Monday, July 16, 2018

Sweet Home Canada

"Cowboy Chili", a perfect meal for dry camping along the trail.  Rick is a mean cook and it isn't just that food tastes better outside.

Blueberry morning, creamiest oatmeal we've had in a year!  Something special about returning to food you are familiar with.  We passed by fields of blueberry plants loaded with berries as we rode towards the Rockies out of Vancouver.  Two pounds fresh picked, sold out of the farmer's garage cost $4 Canadian.  How could we pass that up?
After a day of biking and starting out the Kettle Valley Trail out of Princeton, British Columbia, Tarn is deep into his downloaded book.  We camped on a piece of land donated to trail users in honor of the original homesteaders of the land.  Most gorgeous wild camping we've had. Not a speck of garbage, wildflowers everywhere, and layers of mountains beyond the gentle high country valley we were traveling up at railroad grade - 3%.  Pretty awesome.

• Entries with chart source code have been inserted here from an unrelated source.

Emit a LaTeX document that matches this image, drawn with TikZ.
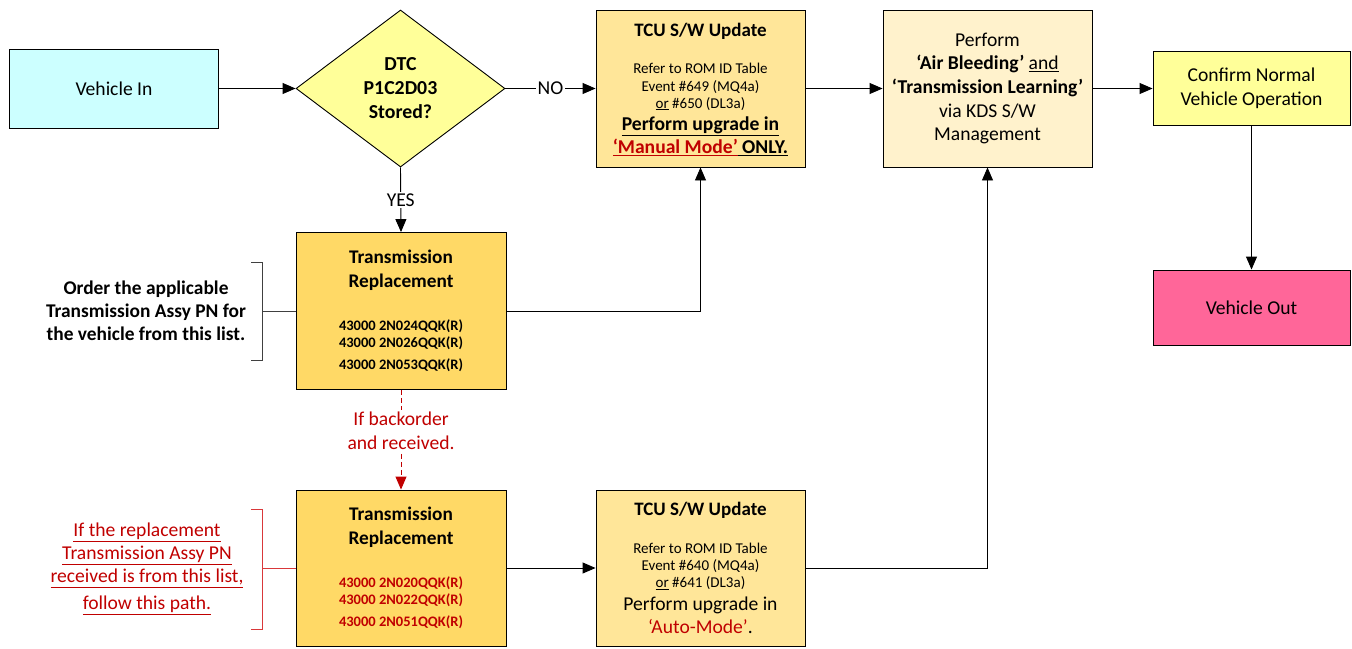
\documentclass[tikz,border=0pt]{standalone}
\usepackage{fontspec}
\setmainfont{Carlito}
\usetikzlibrary{shapes.geometric,arrows.meta}
\definecolor{cyanfill}{HTML}{CCFFFF}
\definecolor{yelfill}{HTML}{FFFF99}
\definecolor{tcufill}{HTML}{FFE699}
\definecolor{perffill}{HTML}{FFF2CC}
\definecolor{pinkfill}{HTML}{FF6699}
\definecolor{trfill}{HTML}{FFD966}
\definecolor{dred}{HTML}{C00000}
\definecolor{brgray}{HTML}{404040}
\definecolor{brred}{HTML}{D9383A}
\newcommand{\fsz}[2]{\fontsize{#1}{#2}\selectfont}
\newcommand{\myul}[1]{\underline{#1\vphantom{gp}}}
\begin{document}
\begin{tikzpicture}[x=1pt,y=-1pt,
  box/.style={draw=black,line width=0.9pt,rectangle,inner sep=0pt,align=center,font=\fsz{19.6}{23}},
  arr/.style={line width=0.9pt,-{Triangle[length=13pt,width=11pt]}},
  conn/.style={line width=0.9pt},
  lbl/.style={fill=white,inner sep=1.5pt,font=\fsz{19.6}{23}}
]
\useasboundingbox (0,0) rectangle (1352,648);

% nodes
\node[box,fill=cyanfill,minimum width=209pt,minimum height=79pt] (vin) at (114,88.5) {Vehicle In};
\node[diamond,draw=black,line width=0.9pt,fill=yelfill,minimum width=209pt,minimum height=157pt,inner sep=0pt,align=center,font=\fsz{19.8}{24}\bfseries] (dtc) at (400.5,88.5) {DTC\\P1C2D03\\Stored?};
\node[box,fill=tcufill,minimum width=209pt,minimum height=157pt,text depth=0pt] (tcu1) at (700.5,88.5)
 {{\fsz{19}{22}\bfseries TCU S/W Update}\\[13.5pt]
  {\fsz{15}{17}Refer to ROM ID Table}\\[-5pt]
  {\fsz{15}{17}Event \#649 (MQ4a)}\\[-6pt]
  {\fsz{15}{17}\underline{or} \#650 (DL3a)}\\[-0.5pt]
  {\bfseries\underline{Perform upgrade in}}\\
  {\bfseries{\color{dred}\underline{‘Manual Mode’}}\underline{\ ONLY.}}};
\node[box,fill=perffill,minimum width=209pt,minimum height=157pt,font=\fsz{19.6}{23.6}] (perf) at (987.5,88.5)
 {Perform\\\textbf{‘Air Bleeding’} \underline{and}\\\textbf{‘Transmission Learning’}\\via KDS S/W\\Management};
\node[box,fill=yelfill,minimum width=197pt,minimum height=74pt,font=\fsz{19.6}{24}] (conf) at (1251.5,88.5) {Confirm Normal\\Vehicle Operation};
\node[box,fill=pinkfill,minimum width=197pt,minimum height=75pt] (vout) at (1251.5,307.5) {Vehicle Out};

\node[box,fill=trfill,minimum width=210pt,minimum height=157pt,font=\fsz{19.3}{24}\bfseries] (tr1) at (401,311)
 {Transmission\\Replacement\\[19pt]
  {\fsz{14.5}{17}43000 2N024QQK(R)}\\[-7pt]
  {\fsz{14.5}{17}43000 2N026QQK(R)}\\[-2pt]
  {\fsz{14.5}{17}43000 2N053QQK(R)}};
\node[box,fill=trfill,minimum width=210pt,minimum height=156pt,font=\fsz{19.3}{24}\bfseries] (tr2) at (401,568)
 {Transmission\\Replacement\\[19pt]
  {\fsz{14.5}{17}\color{dred}43000 2N020QQK(R)}\\[-7pt]
  {\fsz{14.5}{17}\color{dred}43000 2N022QQK(R)}\\[-2pt]
  {\fsz{14.5}{17}\color{dred}43000 2N051QQK(R)}};
\node[box,fill=tcufill,minimum width=209pt,minimum height=156pt] (tcu2) at (700.5,568)
 {{\fsz{19}{22}\bfseries TCU S/W Update}\\[14.5pt]
  {\fsz{15}{17}Refer to ROM ID Table}\\[-6pt]
  {\fsz{15}{17}Event \#640 (MQ4a)}\\[-6pt]
  {\fsz{15}{17}\underline{or} \#641 (DL3a)}\\
  Perform upgrade in\\
  {\color{dred}‘Auto-Mode’}.};

% side notes
\node[align=center,font=\fsz{19.4}{23}\bfseries] (ordertxt) at (146,311)
 {Order the applicable\\Transmission Assy PN for\\the vehicle from this list.};
\node[align=center,font=\fsz{19.6}{23},text=dred] (iftxt) at (147,569)
 {\myul{If the replacement}\\\myul{Transmission Assy PN}\\\myul{received is from this list,}\\[4pt]\myul{follow this path.}};

% brackets
\draw[conn,brgray] (251,262) -- (262,262) -- (262,360) -- (251,360);
\coordinate (br1) at (262,311);
\draw[conn,brgray] (br1) -- (tr1.west);
\draw[conn,brred] (251,509) -- (262,509) -- (262,629) -- (251,629);
\coordinate (br2) at (262,568);
\draw[conn,brred] (br2) -- (tr2.west);

% connectors
\draw[arr] (vin.east) -- (dtc.west);
\draw[arr] (dtc.east) -- node[lbl]{NO} (tcu1.west);
\draw[arr] (dtc.south) -- node[lbl]{YES} (tr1.north);
\draw[arr] (tr1.east) -| (tcu1.south);
\draw[arr,dred,dash pattern=on 5pt off 3pt] (tr1.south) -- node[lbl,pos=0.41,text=dred,align=center,font=\fsz{19.6}{24}]{If backorder\\and received.} (tr2.north);
\draw[arr] (tr2.east) -- (tcu2.west);
\draw[arr] (tcu2.east) -| (perf.south);
\draw[arr] (tcu1.east) -- (perf.west);
\draw[arr] (perf.east) -- (conf.west);
\draw[arr] (conf.south) -- (vout.north);
\end{tikzpicture}
\end{document}
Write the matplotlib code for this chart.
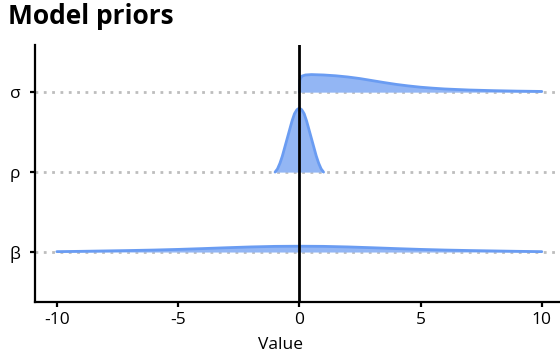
import numpy as np
import matplotlib
matplotlib.use("Agg")
import matplotlib.pyplot as plt

plt.rcParams['font.family'] = ['Open Sans', 'DejaVu Sans']

# Parameters shown on the y axis, bottom to top
params = ["β", "ρ", "σ"]

# Prior density curves (ridge heights, in ridge units)
beta_x = [-10, -9, -8, -7, -6, -5, -4, -3, -2, -1, 0, 1, 2, 3, 4, 5, 6, 7, 8, 9, 10]
beta_h = [0.005, 0.009, 0.014, 0.019, 0.025, 0.033, 0.043, 0.054, 0.064, 0.071, 0.073,
          0.071, 0.064, 0.054, 0.043, 0.033, 0.025, 0.019, 0.014, 0.009, 0.005]

rho_x = [-1.0, -0.9, -0.8, -0.7, -0.6, -0.5, -0.4, -0.3, -0.2, -0.1, 0.0,
         0.1, 0.2, 0.3, 0.4, 0.5, 0.6, 0.7, 0.8, 0.9, 1.0]
rho_h = [0.0, 0.04, 0.11, 0.20, 0.31, 0.42, 0.53, 0.64, 0.73, 0.78, 0.80,
         0.78, 0.73, 0.64, 0.53, 0.42, 0.31, 0.20, 0.11, 0.04, 0.0]

sigma_x = [0.0, 0.02, 0.1, 0.25, 0.5, 1.0, 1.5, 2.0, 2.5, 3.0, 3.5, 4.0,
           4.5, 5.0, 5.5, 6.0, 7.0, 8.0, 9.0, 10.0]
sigma_h = [0.0, 0.15, 0.20, 0.215, 0.22, 0.215, 0.205, 0.19, 0.17, 0.145, 0.12, 0.097,
           0.078, 0.062, 0.05, 0.04, 0.027, 0.019, 0.013, 0.009]

curves = [(beta_x, beta_h), (rho_x, rho_h), (sigma_x, sigma_h)]

x_ticks = [-10, -5, 0, 5, 10]

fill_col = "#93b6f4"
line_col = "#6a9cf2"

fig = plt.figure(figsize=(5.6, 3.62), dpi=100)
ax = fig.add_axes([35 / 560, 60 / 362, 1 - 35 / 560, (302 - 45) / 362])

for i, (xs, hs) in enumerate(curves):
    base = i + 1
    ax.axhline(base, color="#bdbdbd", lw=2, ls=(0, (1, 2)), zorder=1)
    top = base + np.array(hs)
    ax.fill_between(xs, base, top, color=fill_col, lw=0, zorder=2)
    ax.plot(xs, top, color=line_col, lw=2, solid_capstyle="round", zorder=3)

ax.axvline(0, color="black", lw=2, zorder=4)

ax.set_xlim(-10.9, 10.75)
ax.set_ylim(0.375, 3.59)
ax.set_yticks([1, 2, 3])
ax.set_yticklabels(params)
ax.set_xticks(x_ticks)
ax.set_xticklabels([str(t) for t in x_ticks])

for s in ["top", "right"]:
    ax.spines[s].set_visible(False)
for s in ["left", "bottom"]:
    ax.spines[s].set_linewidth(1.6)
    ax.spines[s].set_color("black")
ax.tick_params(axis="both", length=3.5, width=1.6, color="black", labelsize=12.5,
               labelcolor="black")
ax.tick_params(axis="x", pad=4)
ax.tick_params(axis="y", pad=7)

fig.text(280 / 560, 1 - 345 / 362, "Value", ha="center", va="center", fontsize=12.5,
         color="black")
fig.text(8 / 560, 1 - 17 / 362, "Model priors", ha="left", va="center", fontsize=19,
         fontweight="bold", color="black")

fig.savefig("out.png", dpi=100)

Wow, what a country we live in.  We have traveled through 18 countries in the past 12 months and I am so happy to have these last few weeks to travel mine.  True pleasures?  Speaking the language and talking to people. Being able to get local knowledge multiple times a day. Buying food I'm familiar with and being on a closer time zone to family and friends.  Traveling slow, our style, through areas I've zoomed by in a car - the route from Vancouver to Calgary.  Taking in the beauty of the Canadian Rockies from the western approach.  Currently we are in Okanagan Falls taking a rest day.  The weather has been hot and clear for days, following our wet, chilly exit out of the lower mainland Vancouver.  We hopped onto the Kettle Valley Trail (a rail-to-trail route) and found amazing camping, fun single track and chopped up loose/rocky portions that were possible to  route off of to quiet and smooth dirt or paved roads.  We must be home by July 31st, Sampson takes a diploma exam in Calgary on August 1st.  Ahead we have numerous mountain passes and friends we hope to visit along the way.   We continue to "write our itinerary" at the end of each day; we are amazed each evening at what adventure and un-predicted circumstances and opportunities we had encountered that day.  We love this way travel, yet love our life in Calgary also and this trip will come to conclusion very soon.  I look forward to the smiling faces of the kids I get to care for in my Day Home, having a stove top with iron cookware and an oven for the baked goods Sampson, Markos and Tarn have brought up time and time again over this past year; our shady back yard and our wonderful neighbours who have cared for our home and our dear cat Vera over this past year.  Homecoming will be outstanding!

  (But we still get to live the life of the traveler for 2 more weeks!  Yee haw!)